Christopher Wheeldon and Wayne McGregor on Adapting Literary Works for Ballet | Playbill

Classic Arts Features Christopher Wheeldon and Wayne McGregor on Adapting Literary Works for Ballet

Woolf Works just closed at New York City Ballet while Water for Chocolate is returning.

Devon Teuscher and James Whiteside in Wayne McGregor’s Woolf Works. Ravi Deepres

American Ballet Theatre is known for its story ballets. But where do those stories come from? Many of the full-length works in the Company’s repertoire, ranging from The Sleeping Beauty to Manon to Jane Eyre—and including this season’s Onegin and Romeo and Juliet—are based on literary source material. Christopher Wheeldon and Wayne McGregor are among the choreographers carrying on this tradition at ABT today. Wheeldon’s Like Water for Chocolate, which returns July 16-20 following last summer’s debut, is based on Laura Esquival’s 1989 novel of the same name. And McGregor’s Woolf Works, which made its New York debut last month, is a triptych inspired by three of Virginia Woolf’s modernist novels: Mrs. Dalloway (1925), Orlando (1928), and The Waves (1931).

When creating Woolf Works for The Royal Ballet in 2015, McGregor was clear that this ballet was not going to be a standard retelling of Woolf’s oeuvre, but something much more abstract. It includes elements of Woolf’s biography and distillations of her books’ themes, imagery, and literary devices. “The three-act ballet format provided us with a chance, with Woolf as the instigator, to upend and interrogate ballet’s often conventional structure—much in the same way Woolf challenged not only the conventions of writing, but also the process of reading,” says McGregor. “Woolf’s biography too, like all artists’ lives, is intrinsically woven into her works—art and life inseparable.”

To get there, McGregor collaborated with dramaturg Uzma Hameed on extensive research. They read and re-read Mrs. Dalloway, Orlando, and The Waves and met with several Woolf scholars. They also went on a kind of Woolf pilgrimage, visiting Woolf’s home, Monks House, and her sister Vanessa Bell’s house and studio. They had the chance, says McGregor, to “touch the artifacts of her life and the context in which she lived, experience the garden she wrote in, the river she drowned in—a complete immersion."

Teuscher finds that the challenge of the ballet is portraying the character of Clarissa Dalloway/Virginia Woolf’s inner and exterior lives. “People describe Mrs. Dalloway as stream of consciousness writing, but I see it more as going in and out of worlds, in and out of the present and the past,” she says. “Obviously, I can’t explain to the audience that suddenly this is a memory, or a thought that's happening in my mind."

Cassandra Trenary and Herman Cornejo in Like Water for Chocolate.
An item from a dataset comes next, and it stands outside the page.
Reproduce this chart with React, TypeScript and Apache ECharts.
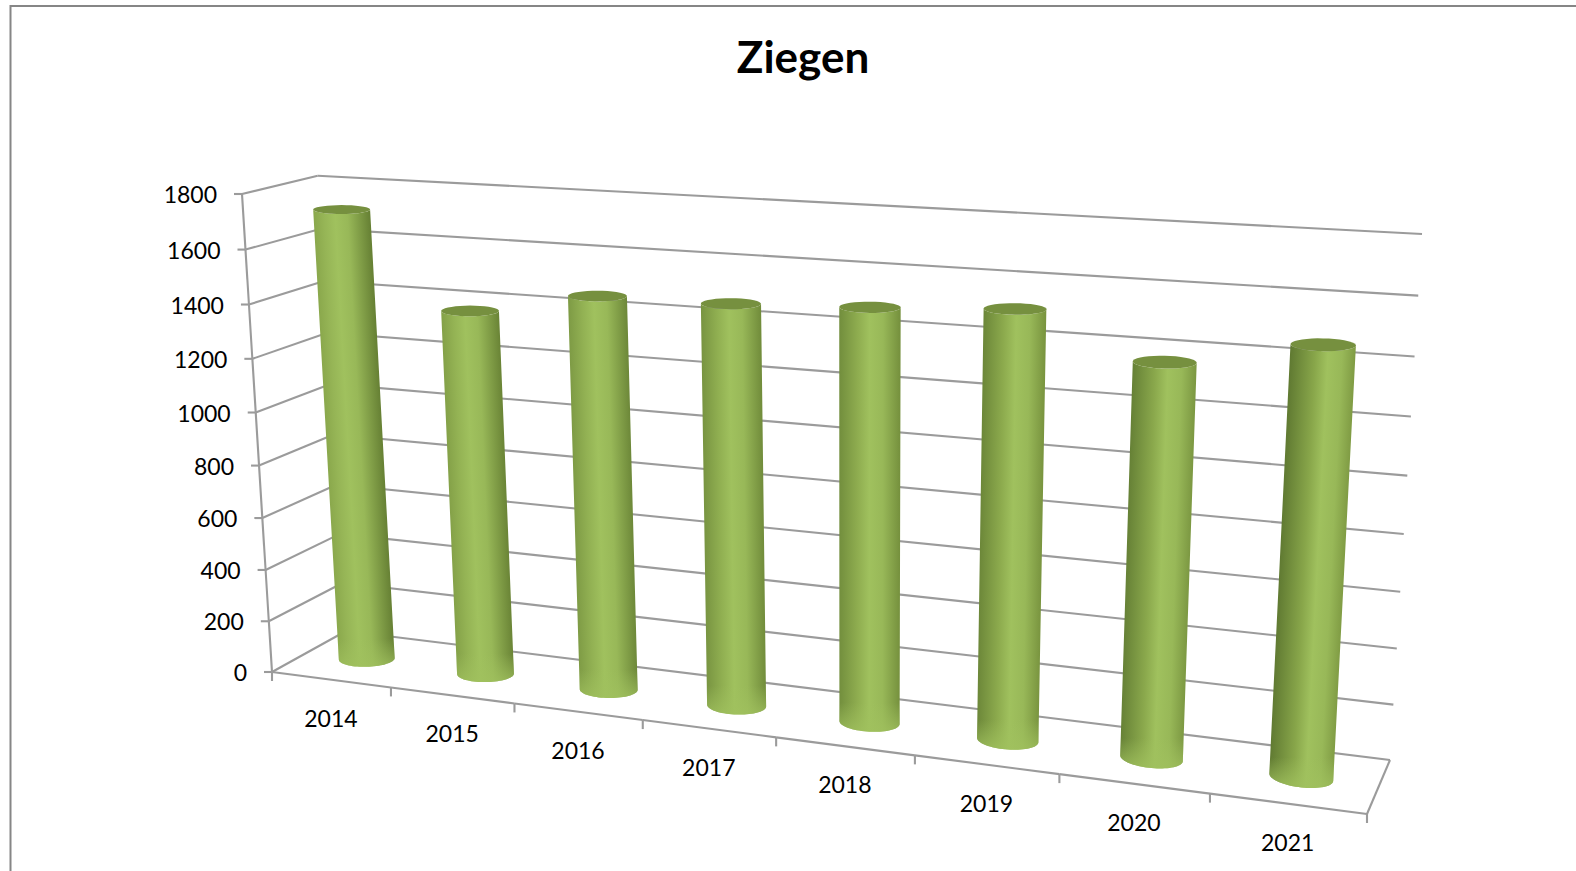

Marty Sohl

For Wheeldon, adapting Like Water for Chocolate for the stage meant narrowing down the novel’s 256 pages into two hours of dancing—while still holding onto the legibility of the plot. “Making ballets from existing novels means there is a lot of source material to draw from,” says Wheeldon, adding, “Laura was our best source of dramaturgy.” He still recalls with great fondness his trips to visit Esquival in her home in Mexico. “My husband and I were enchanted by her warmth and her willingness to share her beautiful story with us,” he says.

When Wheeldon brought Like Water for Chocolate to ABT in 2023 (it too was originally created for The Royal Ballet), he sat the Company down for a presentation by Esquival via Zoom.“ She explained how the three sisters represent the three different phases of how people reacted to the Mexican Revolution,” remembers ABT Principal Dancer Herman Cornejo, who dances the role of Pedro. “When you do Giselle or Swan Lake, you don’t get this background from the creator.”

Cornejo sees Like Water for Chocolate as part of “a new era of classics.” He relishes the chance to do away with mime and the classical ballet set up of pas de deux, solo, coda, to focus on stories and themes. “You don’t feel yourself as a dancer anymore,” he says of dancing Pedro.“You’re an actor, portraying a story. It fulfills me.” Similarly, Teuscher thinks of contemporary literary adaptations, includingWoolf Works, as a continuation of ballet’s story telling tradition. “I personally love that people are continuing to make narrative-based work,” she says. “I think it is a really beautiful craft that has become uncommon.”